I like the headings for the book's 3 parts - "Reading the lines", "Reading between the lines", and "Reading beyond the lines". As he says, experienced readers can begin at the 2nd part. In the introduction he doubts that elements of sound patterning are directly related to meaning. He writes that "we do not have to tune into phonetic bat-squeaks from the hinterlands of language in order to read and appreciate a poem" (p.6). He mentions the use of white space as a frame but he doesn't mention line-breaks except to say that "We must read sentence by sentence, not line by line, and I have nothing to say in this book which is more important than that" (p.15).
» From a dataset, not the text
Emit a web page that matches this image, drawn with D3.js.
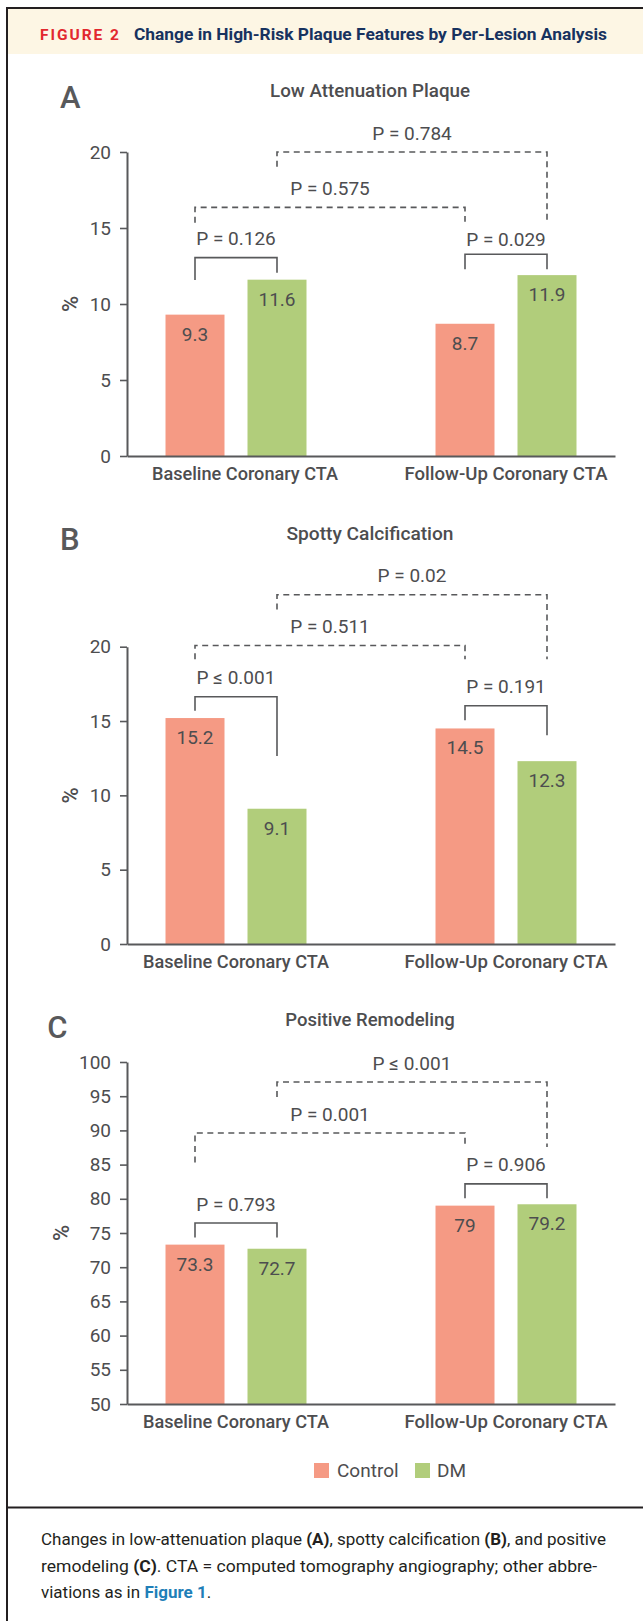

The quotes I noted were -
- In the 20th century "the 'default' mode line length and syllable count become variable, but stanzaic divisions are frequently retained", p.69
- "For the deconstructionist, the text is a presence of words around an absence of meaning, a space which readers are constitutionally programmed to fill in", p.82
- "ekphrasis … facilitates a consideration of the more general relationship between poems and their subject matter because the art-object poem seems to function as a kind of hinge, or halfway house between word and world", p.110
- "The spousal bereavement cluster seems mainly a male phenomenon", p.127
- "minimalism, in various forms and across all the arts, was fundamental to modernism", p.158
Of the example poems I particularly liked Causley's "Eden Rock" and "Interview with the Knife-Thrower's Assistant" by Patricia Ball.